Del resto anche lei nel 2005 fu tentato dall’idea di lasciare San Siro per gli eccessivi costi di gestione..
«C’è stato un momento in cui ho tentennato. C’erano dei cinesi pronti a investire per uno stadio tutto nuovo, perché loro erano convinti che in questo modo ci sarebbe stata maggior attrazione anche per un turismo cinese di massa. Ma quella “tentazione” durò l’arco di una mattinata e poi svanì, ai cinesi interessava solo lo stadio. In compenso fu altro ad affascinarmi...».
Ci spieghi...
«Ho sempre creduto che il progetto di Boeri (l’archistar ed ex assessore comunale Stefano, ndr) fosse molto buono, perché sfruttava tutti gli spazi. E in quel momento c’era una grande attenzione per uno stadio polivalente, che avesse al suo interno un centro commerciale, spazi ricettivi come alberghi, ristoranti e negozi, uno spazio concepito come l’Amsterdam Arena o l’Allianz Arena di Monaco per capirci. E poi un quarto anello con spazi verdi, servizi al quartiere, aree vive non solo nei giorni di partita. Un progetto più che fattibile, come quello del 2008 e che riguardava un San Siro ancora in condivisione tra Inter e Milan ma con due ingressi permanenti e distinti».
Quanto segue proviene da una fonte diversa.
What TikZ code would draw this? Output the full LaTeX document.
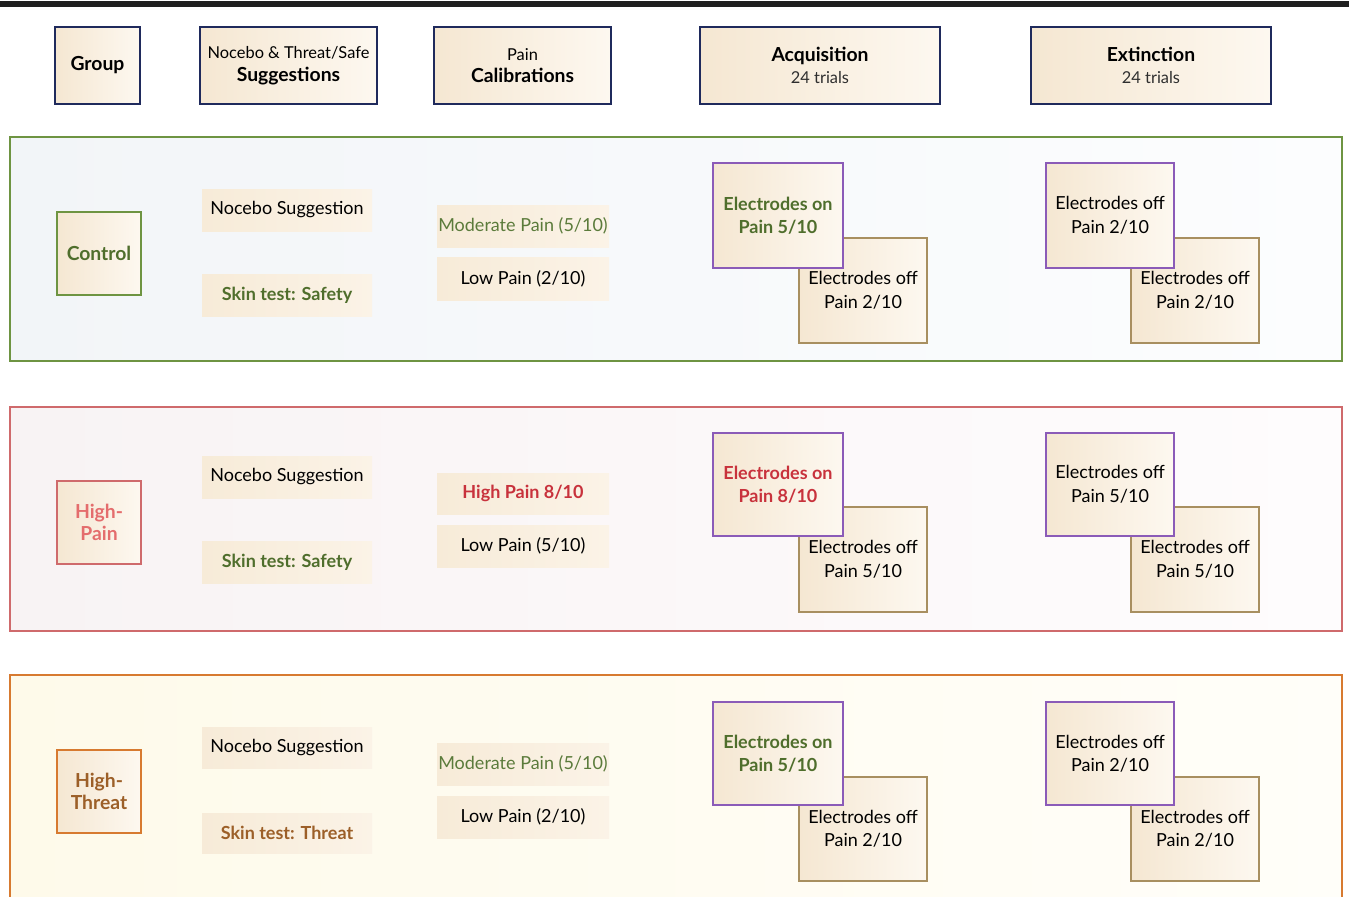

Ricorda la sua prima volta a San Siro?
«Certo, era il 6 novembre 1949 e avevo quattro anni, il giorno del derby Inter-Milan. Finì 6-5: ero andato lì con mio padre e mio fratello, e da quel giorno sarebbe diventata la nostra consuetudine, visto che in settimana si parlava solo dell’appuntamento della domenica. Di quella partita ricordo la sofferenza e la gioia finale ma pure il freddo... anche se a noi bambini facevano trovare la stanza riscaldata».
Che effetto le faceva quel San Siro visto con gli occhi del bambino?
«Era non bello, ma bellissimo. C’era un solo anello, sembrava quasi di vedersi la partita in campo. Poi il secondo anello lo ha reso più forte, più aggressivo...».
Oggi, invece, è diventato un peso ingombrante... e costosissimo
«Ma io eviterei di mandare le ruspe, lo ripeto. E questo perché anche avere due stadi male non fa... se hai due proprietà, quell’impianto da 60mila posti sarà sempre tutto nuovo e può cambiare faccia più velocemente. E poi devo dire anche economicamente può valerne la pena, si spende di meno. Abbattere i costi non vuol dire dover abbattere San Siro che resta uno stadio magnifico».